Supplied information =>

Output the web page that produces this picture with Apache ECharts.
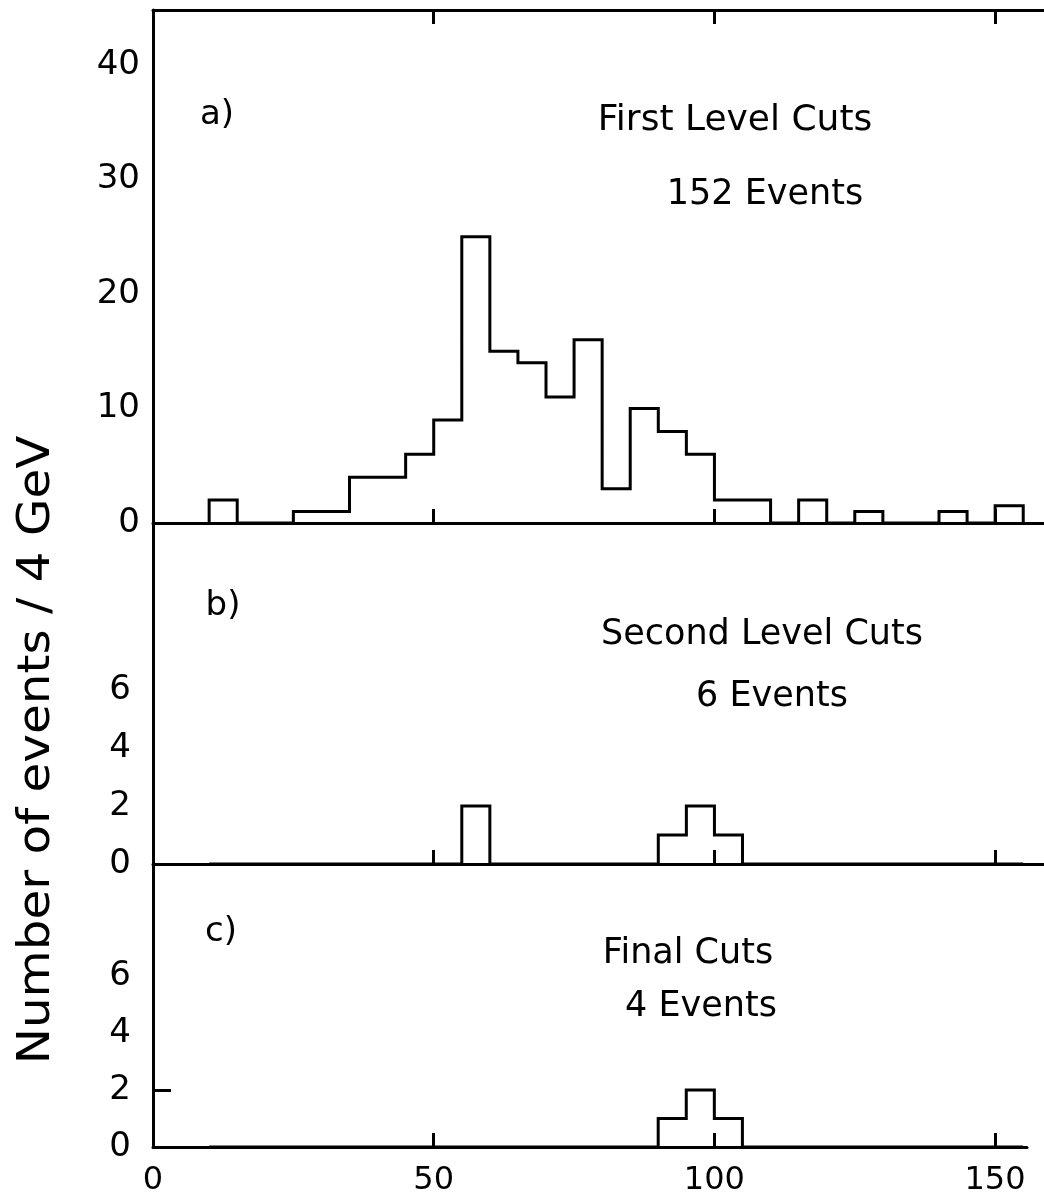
<!DOCTYPE html>
<html><head><meta charset="utf-8">
<script src="https://cdn.jsdelivr.net/npm/echarts@6/dist/echarts.min.js"></script>
<style>html,body{margin:0;padding:0;background:#fff}#c{width:1044px;height:1204px}</style>
</head><body><div id="c"></div>
<script>
// ---- data ----
const binStarts = [10,15,20,25,30,35,40,45,50,55,60,65,70,75,80,85,90,95,100,105,110,115,120,125,130,135,140,145,150];
const binWidth = 5;
const countsA = [2,0,0,1,1,4,4,6,9,25,15,14,11,16,3,10,8,6,2,2,0,2,0,1,0,0,1,0,1.5];
const countsB = [0,0,0,0,0,0,0,0,0,2,0,0,0,0,0,0,1,2,1,0,0,0,0,0,0,0,0,0,0];
const countsC = [0,0,0,0,0,0,0,0,0,0,0,0,0,0,0,0,1,2,1,0,0,0,0,0,0,0,0,0,0];
const xTickLabels = [0,50,100,150];
const xTickMarks = [50,100,150];
const yTicksA = [0,10,20,30,40];
const yTicksB = [0,2,4,6];
const yTicksC = [0,2,4,6];
const panelTags = ['a)','b)','c)'];
const panelTitles = ['First Level Cuts','Second Level Cuts','Final Cuts'];
const panelEvents = ['152 Events','6 Events','4 Events'];
const yTitle = 'Number of events / 4 GeV';

function outline(counts){
  const pts = [[binStarts[0], 0]];
  counts.forEach((v,i)=>{ pts.push([binStarts[i], v]); pts.push([binStarts[i]+binWidth, v]); });
  pts.push([binStarts[binStarts.length-1]+binWidth, 0]);
  return pts;
}

const FONT = '"DejaVu Sans", sans-serif';
const BLACK = '#000';
const axisLine = {show:true, lineStyle:{color:BLACK, width:3}};

function xAx(grid, pos, max, ticks, labels){
  return {
    type:'value', gridIndex:grid, position:pos, min:0, max:max,
    axisLine: axisLine,
    axisTick: {show:true, inside:true, length:14, lineStyle:{color:BLACK,width:3}, customValues: ticks},
    axisLabel: labels ? {show:true, customValues: labels, color:BLACK, fontFamily:FONT, fontSize:32, margin:18} : {show:false},
    splitLine:{show:false}
  };
}
function yAx(grid, max, labels, margin, ticks){
  return {
    type:'value', gridIndex:grid, min:0, max:max,
    axisLine: axisLine,
    axisTick: ticks ? {show:true, inside:true, length:18, lineStyle:{color:BLACK,width:3}, customValues: ticks} : {show:false},
    axisLabel: {show:true, customValues: labels, color:BLACK, fontFamily:FONT, fontSize:34, margin:margin},
    splitLine:{show:false}
  };
}

function txt(text, x, y, size, extra){
  return Object.assign({
    type:'text', x:x, y:y,
    style:{text:text, font:size+'px '+FONT, fill:BLACK, textAlign:'center', textVerticalAlign:'middle', align:'center', verticalAlign:'middle'}
  }, extra||{});
}

const chart = echarts.init(document.getElementById('c'), null, {renderer:'canvas'});
chart.setOption({
  animation:false,
  backgroundColor:'#fff',
  grid:[
    {left:153, top:10, width:891, height:513},
    {left:153, top:523, width:891, height:341},
    {left:153, top:864, width:874, height:283}
  ],
  xAxis:[
    xAx(0,'bottom',158.7,xTickMarks,null),
    xAx(0,'top',158.7,xTickMarks,null),
    xAx(1,'bottom',158.7,xTickMarks,null),
    xAx(2,'bottom',155.7,xTickMarks,xTickLabels)
  ],
  yAxis:[
    yAx(0,44.8,yTicksA,13,null),
    yAx(1,11.76,yTicksB,22,null),
    yAx(2,9.93,yTicksC,22,[2])
  ],
  series:[
    {type:'line', xAxisIndex:0, yAxisIndex:0, data:outline(countsA), symbol:'none', clip:false,
     lineStyle:{color:BLACK,width:3,join:'miter'}},
    {type:'line', xAxisIndex:2, yAxisIndex:1, data:outline(countsB), symbol:'none', clip:false,
     lineStyle:{color:BLACK,width:3,join:'miter'}},
    {type:'line', xAxisIndex:3, yAxisIndex:2, data:outline(countsC), symbol:'none', clip:false,
     lineStyle:{color:BLACK,width:3,join:'miter'}}
  ],
  graphic:[
    txt(yTitle, 38, 750, 44, {rotation:Math.PI/2, scaleX:1.1}),
    txt(panelTags[0], 217, 115, 34),
    txt(panelTags[1], 223, 606, 34),
    txt(panelTags[2], 221, 932, 34),
    txt(panelTitles[0], 735, 121, 36),
    txt(panelEvents[0], 765, 195, 35),
    txt(panelTitles[1], 762, 635, 35),
    txt(panelEvents[1], 772, 697, 35),
    txt(panelTitles[2], 688, 954, 35),
    txt(panelEvents[2], 701, 1007, 35)
  ]
});
</script>
</body></html>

What to do => The listing above needs to be output again exactly. Don't include the pictures.

Solution for this exercise =>
Output the web page that produces this picture with Apache ECharts.
<!DOCTYPE html>
<html><head><meta charset="utf-8">
<script src="https://cdn.jsdelivr.net/npm/echarts@6/dist/echarts.min.js"></script>
<style>html,body{margin:0;padding:0;background:#fff}#c{width:1044px;height:1204px}</style>
</head><body><div id="c"></div>
<script>
// ---- data ----
const binStarts = [10,15,20,25,30,35,40,45,50,55,60,65,70,75,80,85,90,95,100,105,110,115,120,125,130,135,140,145,150];
const binWidth = 5;
const countsA = [2,0,0,1,1,4,4,6,9,25,15,14,11,16,3,10,8,6,2,2,0,2,0,1,0,0,1,0,1.5];
const countsB = [0,0,0,0,0,0,0,0,0,2,0,0,0,0,0,0,1,2,1,0,0,0,0,0,0,0,0,0,0];
const countsC = [0,0,0,0,0,0,0,0,0,0,0,0,0,0,0,0,1,2,1,0,0,0,0,0,0,0,0,0,0];
const xTickLabels = [0,50,100,150];
const xTickMarks = [50,100,150];
const yTicksA = [0,10,20,30,40];
const yTicksB = [0,2,4,6];
const yTicksC = [0,2,4,6];
const panelTags = ['a)','b)','c)'];
const panelTitles = ['First Level Cuts','Second Level Cuts','Final Cuts'];
const panelEvents = ['152 Events','6 Events','4 Events'];
const yTitle = 'Number of events / 4 GeV';

function outline(counts){
  const pts = [[binStarts[0], 0]];
  counts.forEach((v,i)=>{ pts.push([binStarts[i], v]); pts.push([binStarts[i]+binWidth, v]); });
  pts.push([binStarts[binStarts.length-1]+binWidth, 0]);
  return pts;
}

const FONT = '"DejaVu Sans", sans-serif';
const BLACK = '#000';
const axisLine = {show:true, lineStyle:{color:BLACK, width:3}};

function xAx(grid, pos, max, ticks, labels){
  return {
    type:'value', gridIndex:grid, position:pos, min:0, max:max,
    axisLine: axisLine,
    axisTick: {show:true, inside:true, length:14, lineStyle:{color:BLACK,width:3}, customValues: ticks},
    axisLabel: labels ? {show:true, customValues: labels, color:BLACK, fontFamily:FONT, fontSize:32, margin:18} : {show:false},
    splitLine:{show:false}
  };
}
function yAx(grid, max, labels, margin, ticks){
  return {
    type:'value', gridIndex:grid, min:0, max:max,
    axisLine: axisLine,
    axisTick: ticks ? {show:true, inside:true, length:18, lineStyle:{color:BLACK,width:3}, customValues: ticks} : {show:false},
    axisLabel: {show:true, customValues: labels, color:BLACK, fontFamily:FONT, fontSize:34, margin:margin},
    splitLine:{show:false}
  };
}

function txt(text, x, y, size, extra){
  return Object.assign({
    type:'text', x:x, y:y,
    style:{text:text, font:size+'px '+FONT, fill:BLACK, textAlign:'center', textVerticalAlign:'middle', align:'center', verticalAlign:'middle'}
  }, extra||{});
}

const chart = echarts.init(document.getElementById('c'), null, {renderer:'canvas'});
chart.setOption({
  animation:false,
  backgroundColor:'#fff',
  grid:[
    {left:153, top:10, width:891, height:513},
    {left:153, top:523, width:891, height:341},
    {left:153, top:864, width:874, height:283}
  ],
  xAxis:[
    xAx(0,'bottom',158.7,xTickMarks,null),
    xAx(0,'top',158.7,xTickMarks,null),
    xAx(1,'bottom',158.7,xTickMarks,null),
    xAx(2,'bottom',155.7,xTickMarks,xTickLabels)
  ],
  yAxis:[
    yAx(0,44.8,yTicksA,13,null),
    yAx(1,11.76,yTicksB,22,null),
    yAx(2,9.93,yTicksC,22,[2])
  ],
  series:[
    {type:'line', xAxisIndex:0, yAxisIndex:0, data:outline(countsA), symbol:'none', clip:false,
     lineStyle:{color:BLACK,width:3,join:'miter'}},
    {type:'line', xAxisIndex:2, yAxisIndex:1, data:outline(countsB), symbol:'none', clip:false,
     lineStyle:{color:BLACK,width:3,join:'miter'}},
    {type:'line', xAxisIndex:3, yAxisIndex:2, data:outline(countsC), symbol:'none', clip:false,
     lineStyle:{color:BLACK,width:3,join:'miter'}}
  ],
  graphic:[
    txt(yTitle, 38, 750, 44, {rotation:Math.PI/2, scaleX:1.1}),
    txt(panelTags[0], 217, 115, 34),
    txt(panelTags[1], 223, 606, 34),
    txt(panelTags[2], 221, 932, 34),
    txt(panelTitles[0], 735, 121, 36),
    txt(panelEvents[0], 765, 195, 35),
    txt(panelTitles[1], 762, 635, 35),
    txt(panelEvents[1], 772, 697, 35),
    txt(panelTitles[2], 688, 954, 35),
    txt(panelEvents[2], 701, 1007, 35)
  ]
});
</script>
</body></html>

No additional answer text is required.